Every successful business thrives in a constant state of tension.
On one end of the rubber band is what made us successful: the current revenue model, the proven processes, the dependable services, the cultural norms that feel safe.
On the other end is what we could become: new markets, new capabilities, innovation, higher-margin offerings, smarter use of technology, deeper strategic value to clients.
Both ends matter. But the tension between them is where many organizations lose momentum.
As time passes, the gap between “where we are” and “what we could achieve” naturally widens. Markets evolve. Technology accelerates. Client expectations rise. Competitors experiment. The rubber band stretches further.
What most businesses fail to recognize is not the existence of this tension but the cost of staying under tension too long.
The Organizational Cost of Tension
When leadership senses opportunity but hesitates to disrupt what works, several things begin to happen:
- Strategic conversations become circular.
- Teams feel uncertainty but lack direction.
- Innovation stalls under operational pressure.
- Anxiety rises without visible progress.
- “Organizational noise” increases in the form of more meetings, debates, partial initiatives, and competing priorities.
From the outside, the company may appear stable. Internally, however, energy is being consumed by unresolved tension.
The longer the rubber band stretches without release, the more strain it places on culture, clarity, and confidence.
Eventually, one of two things happens:
- The band snaps (reactive change forced by crisis), or
- The organization gradually relaxes its ambition and normalizes stagnation.
Neither is ideal.
Reducing Time “Under Tension”
The solution is not eliminating tension because some tension is healthy. It signals aspiration. It indicates awareness of opportunity.
The key is reducing the duration of unresolved tension.
High-performing organizations do this by:
- Making ambition explicit. Clearly defining the “other end” of the rubber band so teams know what the stretch is for.
- Creating structured experimentation. Testing new ideas quickly instead of debating them indefinitely.
- Separating core stability from growth engines. Protecting what works while deliberately funding what’s next.
- Rewarding movement, not perfection. Encouraging progress over prolonged analysis.

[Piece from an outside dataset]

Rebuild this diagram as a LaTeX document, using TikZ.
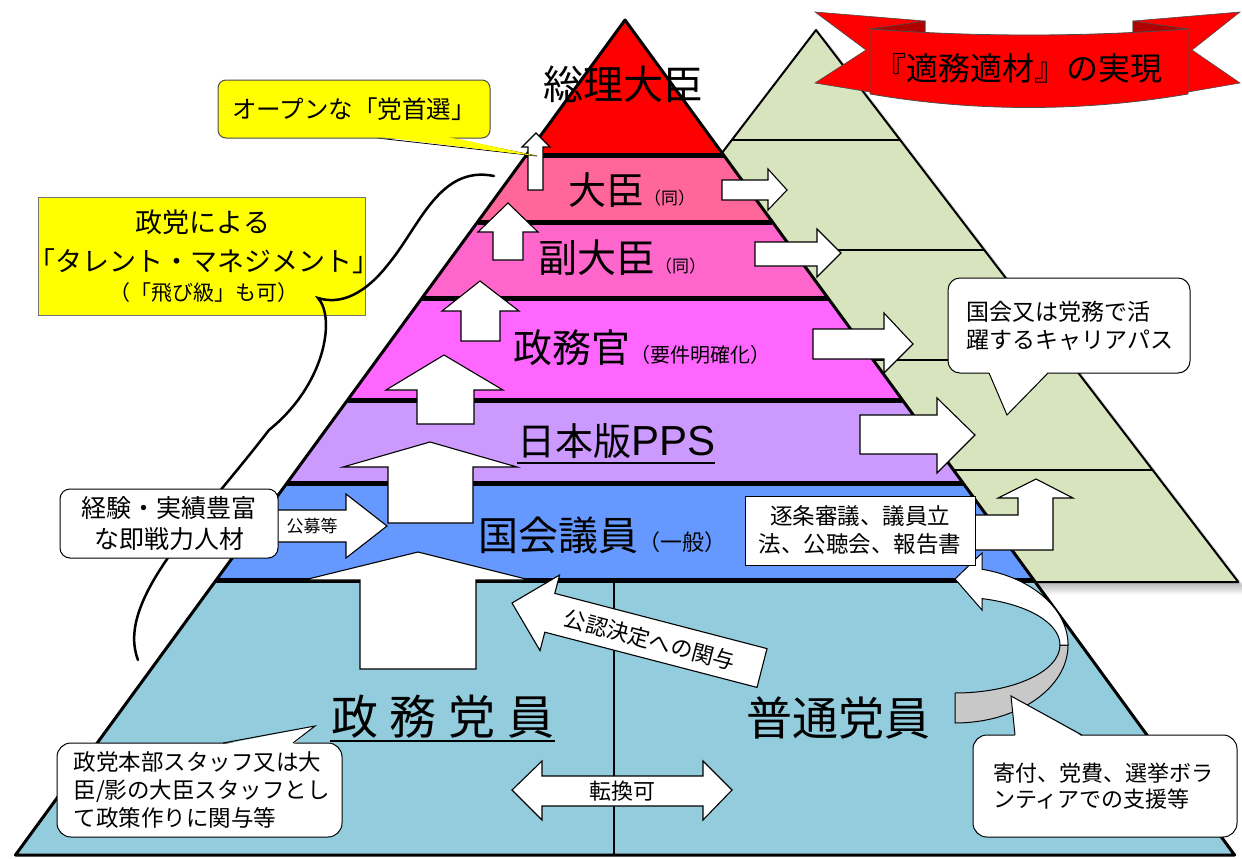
\documentclass[tikz,border=0pt]{standalone}
\usepackage{fontspec}
\setmainfont{Noto Sans CJK JP}
\newfontfamily\latinsans{Liberation Sans}
\usetikzlibrary{calc}
\definecolor{cRed}{HTML}{FF0000}
\definecolor{cDaijin}{HTML}{FF6699}
\definecolor{cFuku}{HTML}{FF66CC}
\definecolor{cSeimu}{HTML}{FF66FF}
\definecolor{cPPS}{HTML}{CC99FF}
\definecolor{cKokkai}{HTML}{6699FF}
\definecolor{cBase}{HTML}{93CDDD}
\definecolor{cGreen}{HTML}{D7E4BD}
\definecolor{cYellow}{HTML}{FFFF00}
\definecolor{cDark}{HTML}{B00000}
\definecolor{cGrayband}{HTML}{C8C8C8}
\begin{document}
\begin{tikzpicture}[x=1pt,y=-1pt,
  blk/.style={fill=white,draw=black,line width=1.1pt,line join=miter},
  sepline/.style={line width=5pt},
  outl/.style={line width=3pt,line join=round},
  glines/.style={line width=2pt},
  callbox/.style={draw=black,fill=white,line width=1pt,rounded corners=12pt,inner sep=0pt},
  txt/.style={inner sep=0pt,text=black},
]
\useasboundingbox (0,0) rectangle (1242,859);

% ---------- green pyramid (behind) ----------
\foreach \s in {2,4,...,12}{
  \fill[black,opacity=0.05] (816+\s,30+\s) -- (1238.3+\s,582+\s) -- (393.7+\s,582+\s) -- cycle;
}
\filldraw[fill=cGreen,draw=black,line width=2pt,line join=round] (816,30) -- (1238.3,582) -- (393.7,582) -- cycle;
\draw[glines] (731.85,140) -- (900.15,140);
\draw[glines] (647.7,250) -- (984.3,250);
\draw[glines] (563.55,360) -- (1068.45,360);
\draw[glines] (479.4,470) -- (1152.6,470);

% ---------- main pyramid ----------
\fill[cBase] (216.2,580) -- (1033.8,580) -- (1234.55,855) -- (15.45,855) -- cycle;
\fill[cKokkai] (287.01,483) -- (962.99,483) -- (1033.8,580) -- (216.2,580) -- cycle;
\fill[cPPS] (347.6,400) -- (902.4,400) -- (962.99,483) -- (287.01,483) -- cycle;
\fill[cSeimu] (422.06,298) -- (827.94,298) -- (902.4,400) -- (347.6,400) -- cycle;
\fill[cFuku] (477.54,222) -- (772.46,222) -- (827.94,298) -- (422.06,298) -- cycle;
\fill[cDaijin] (526.45,155) -- (723.55,155) -- (772.46,222) -- (477.54,222) -- cycle;
\fill[cRed] (625,20) -- (723.55,155) -- (526.45,155) -- cycle;
\draw[sepline] (526.45,155) -- (723.55,155);
\draw[sepline] (477.54,222) -- (772.46,222);
\draw[sepline] (422.06,298) -- (827.94,298);
\draw[sepline] (347.6,400) -- (902.4,400);
\draw[sepline] (287.01,483) -- (962.99,483);
\draw[sepline] (216.2,580) -- (1033.8,580);
\draw[outl] (625,20) -- (1234.55,855) -- (15.45,855) -- cycle;
\draw[line width=2.5pt] (614,580) -- (614,855);

% ---------- up arrows ----------
\draw[blk] (528,190) -- (528,147) -- (522,147) -- (536,133) -- (550,147) -- (543,147) -- (543,190) -- cycle;
\draw[blk] (493,260) -- (493,232) -- (478,232) -- (508,203) -- (538,232) -- (523,232) -- (523,260) -- cycle;
\draw[blk] (461,341) -- (461,311) -- (442,311) -- (480,281) -- (519,311) -- (500,311) -- (500,341) -- cycle;
\draw[blk] (417,424) -- (417,390) -- (386,390) -- (444,355) -- (503,390) -- (474,390) -- (474,424) -- cycle;
\draw[blk] (388,523) -- (388,467) -- (343,467) -- (430,442) -- (517,467) -- (473,467) -- (473,523) -- cycle;
\draw[blk] (360,669) -- (360,580) -- (304,580) -- (418,552) -- (530,580) -- (476,580) -- (476,669) -- cycle;

% ---------- right arrows ----------
\draw[blk] (722,180) -- (768,180) -- (768,169) -- (787,190) -- (768,210) -- (768,200) -- (722,200) -- cycle;
\draw[blk] (755,242) -- (817,242) -- (817,229) -- (841,253) -- (817,277) -- (817,266) -- (755,266) -- cycle;
\draw[blk] (813,329) -- (884,329) -- (884,313) -- (913,344) -- (884,373) -- (884,359) -- (813,359) -- cycle;
\draw[blk] (860,415) -- (937,415) -- (937,398) -- (975,435) -- (937,473) -- (937,454) -- (860,454) -- cycle;
% bent arrow
\draw[blk] (975,515) -- (1018,515) -- (1018,498) -- (998,498) -- (1036,479) -- (1073,498) -- (1053,498) -- (1053,550) -- (975,550) -- cycle;
% koubo arrow
\draw[blk] (277,510) -- (346,510) -- (346,494) -- (387,526) -- (346,558) -- (346,542) -- (277,542) -- cycle;
% tenkan double arrow
\draw[blk] (512,790) -- (542,761) -- (542,776) -- (703,776) -- (703,761) -- (732,790) -- (703,820) -- (703,806) -- (542,806) -- (542,820) -- cycle;
% kounin arrow (rotated)
\draw[blk] (767,648.6) -- (554.8,593.4) -- (559.6,575) -- (512,603) -- (540,650.6) -- (544.8,632.2) -- (757,687.4) -- cycle;
% curved arrow
\filldraw[fill=cGrayband,draw=black,line width=1pt] (1068,645) arc[start angle=0,end angle=90,x radius=113,y radius=78] -- (955,693) arc[start angle=90,end angle=0,x radius=105,y radius=48] -- cycle;
\filldraw[fill=white,draw=black,line width=1pt,line join=miter] (982,569.25) arc[start angle=-76.2,end angle=0,x radius=113,y radius=78] -- (1060,645) arc[start angle=0,end angle=-75.1,x radius=105,y radius=48] -- (982,610) -- (955,579) -- (982,553) -- cycle;

% ---------- pyramid texts ----------
\node[txt,font=\fontsize{40}{48}\selectfont] (sori) at (623,84) {総理大臣};
\node[txt,anchor=west] (daijin) at (568,190) {\fontsize{38}{44}\selectfont 大臣\fontsize{17}{20}\selectfont（同）};
\node[txt,anchor=west] (fuku) at (538,258) {\fontsize{39}{44}\selectfont 副大臣\fontsize{17}{20}\selectfont（同）};
\node[txt,anchor=west] (seimu) at (513,348) {\fontsize{39}{44}\selectfont 政務官\fontsize{20}{24}\selectfont（要件明確化）};
\node[txt,anchor=west] (pps) at (517,441) {\fontsize{38}{44}\selectfont 日本版{\latinsans\fontsize{42}{44}\selectfont PPS}};
\draw[line width=2pt] ($(pps.south west)+(0,4)$) -- ($(pps.south east)+(0,4)$);
\node[txt,anchor=west] (kokkai) at (478,535) {\fontsize{40}{44}\selectfont 国会議員\fontsize{22}{24}\selectfont（一般）};
\node[txt,font=\fontsize{47}{52}\selectfont] (seimutoin) at (443,717) {政\hspace{12pt}務\hspace{12pt}党\hspace{12pt}員};
\draw[line width=2pt] (330,741) -- (555,741);
\node[txt,font=\fontsize{46}{52}\selectfont] (futsu) at (838,718) {普通党員};
\node[txt,font=\fontsize{17}{20}\selectfont] (koubo) at (312,526) {公募等};
\node[txt,font=\fontsize{22}{24}\selectfont] (tenkan) at (622,791) {転換可};
\node[txt,font=\fontsize{22}{24}\selectfont,rotate=-14.6] (kounin) at (650,640) {公認決定への関与};

% ---------- yellow boxes and brace ----------
\fill[cYellow] (377,136) -- (537,156) -- (445,136) -- cycle;
\draw[line width=0.8pt] (377,138) -- (537,156) -- (445,138);
\node[draw=black!70,fill=cYellow,line width=1pt,rounded corners=8pt,minimum width=272pt,minimum height=58pt,inner sep=0pt,font=\fontsize{24.5}{28}\selectfont] (open) at (354,109) {オープンな「党首選」};
\fill[cYellow] (377,136.5) -- (537,156) -- (445,136.5) -- cycle;
\node[draw=black!55,fill=cYellow,line width=1pt,minimum width=327pt,minimum height=118pt,inner sep=0pt] (tm) at (201.5,256) {};
\node[txt,font=\fontsize{27}{30}\selectfont] (tm1) at (203,222) {政党による};
\node[txt,font=\fontsize{27}{30}\selectfont] (tm2) at (203.5,261) {「タレント・マネジメント」};
\node[txt,font=\fontsize{21}{24}\selectfont] (tm3) at (203.5,293) {（「飛び級」も可）};
\draw[line width=2.5pt,line cap=round] (494,176) .. controls (440,165) and (420,225) .. (390,262) .. controls (365,295) and (340,305) .. (318,298) .. controls (336,318) and (325,385) .. (269,430) .. controls (200,520) and (115,600) .. (138,660);

% ---------- white callouts ----------
\node[callbox,rounded corners=10pt,minimum width=218pt,minimum height=69pt,align=center,font=\fontsize{25}{31}\selectfont] (kei) at (169,523.5) {経験・実績豊富\\な即戦力人材};
\node[draw=black,fill=white,line width=1pt,minimum width=230pt,minimum height=69pt,inner sep=0pt,align=center,font=\fontsize{22.5}{28}\selectfont] (chikujo) at (860,530.5) {逐条審議、議員立\\法、公聴会、報告書};

\node[callbox,minimum width=242pt,minimum height=95pt,text width=205pt,align=left,font=\fontsize{23}{28}\selectfont] (career) at (1069,325.5) {国会又は党務で活\\躍するキャリアパス};
\fill[white] (989,372) -- (1007,415) -- (1048,372) -- cycle;
\draw[line width=1pt] (989,373) -- (1007,415) -- (1048,373);

\node[callbox,rounded corners=14pt,minimum width=285pt,minimum height=94pt,text width=252pt,align=left,font=\fontsize{22.5}{28}\selectfont] (hq) at (199.5,790) {政党本部スタッフ又は大\\臣/影の大臣スタッフとし\\て政策作りに関与等};
\fill[white] (223,744.5) -- (315,726) -- (293,744.5) -- cycle;
\draw[line width=1pt] (223,743) -- (315,726) -- (293,743);

\node[callbox,rounded corners=14pt,minimum width=264pt,minimum height=102pt,text width=224pt,align=left,font=\fontsize{22}{26}\selectfont] (kifu) at (1105,786) {寄付、党費、選挙ボラ\\ンティアでの支援等};
\fill[white] (1015,736.5) -- (1011,696) -- (1082,736.5) -- cycle;
\draw[line width=1pt] (1015,735) -- (1011,696) -- (1082,735);

% ---------- banner ----------
\filldraw[fill=cRed,draw=black!70,line width=0.6pt,line join=miter] (815,12) -- (925,21) -- (925,85) -- (870,92) -- (815,83) -- (866,50) -- cycle;
\filldraw[fill=cRed,draw=black!70,line width=0.6pt,line join=miter] (1240,12) -- (1133,21) -- (1133,85) -- (1188,92) -- (1240,83) -- (1192,50) -- cycle;
\filldraw[fill=cDark,draw=black!70,line width=0.6pt] (870,29) -- (925,21) -- (925,33) -- cycle;
\filldraw[fill=cDark,draw=black!70,line width=0.6pt] (1188,29) -- (1133,21) -- (1133,33) -- cycle;
\filldraw[fill=cRed,draw=black!70,line width=0.8pt] (870,29) .. controls (975,37) and (1083,37) .. (1188,29) -- (1188,94) .. controls (1083,112) and (975,112) .. (870,94) -- cycle;
\node[txt,font=\fontsize{32}{36}\selectfont] (banner) at (1018,68) {『適務適材』の実現};
\end{tikzpicture}
\end{document}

Most importantly, they build a culture that expects continuous recalibration. Growth is not a distant future event; it’s a practiced rhythm.
The Business Impact
Companies that reduce time under tension move faster, experience less internal friction, and convert strategic conversations into measurable outcomes.
They experience:
- Lower organizational anxiety
- Higher clarity of direction
- Faster innovation cycles
- Greater resilience in market shifts
In contrast, businesses that cling too tightly to current success often discover that what once made them strong slowly becomes the very force limiting their next stage of growth.
The rubber band will stretch whether we acknowledge it or not.
The Benefits of a Strong IT Partner
A strategic IT Partner can significantly reduce the “time under tension” by helping organizations move from aspiration to execution faster and with less noise.
Here’s how:
- Turning Possibility into Practical Roadmaps
When leadership sees opportunity (AI, automation, data visibility, workflow optimization), tension builds because the “how” is unclear. A strategic IT Partner translates ambition into phased, executable plans by aligning technology investments directly to business outcomes instead of abstract innovation. - Protecting the Core While Enabling the Future
One major source of tension is fear of destabilizing what already works. A mature IT Partner stabilizes and optimizes the core IT environment (“run the business”) while creating controlled environments to test and deploy new capabilities (“change the business”). This separation reduces risk anxiety. - Reducing Organizational Noise
Without technical clarity, growth conversations become circular. A strategic IT Partner brings structure in the form of governance, prioritization frameworks, measurable KPIs, which replaces debate with decisions. - Accelerating Experimentation
Rather than overanalyzing new initiatives, a strong IT Partner enables small, rapid pilots: AI workflows, automation use cases, data dashboards, collaboration redesigns. Faster feedback reduces the duration of uncertainty. - Providing an Outside Strategic Lens
Internal teams often feel the pull between preserving what works and pursuing what’s next. A mature IT Partner provides perspective, pattern recognition, and experience from other organizations navigating similar inflection points and shortening the learning curve. - Embedding a Culture of Managed Evolution
The best IT Partners don’t just “support technology.” They help clients build a repeatable rhythm of assessment, prioritization, implementation, and refining tension into a managed cycle rather than a chronic condition.
Ultimately, tension itself is not the problem. Unmanaged tension is.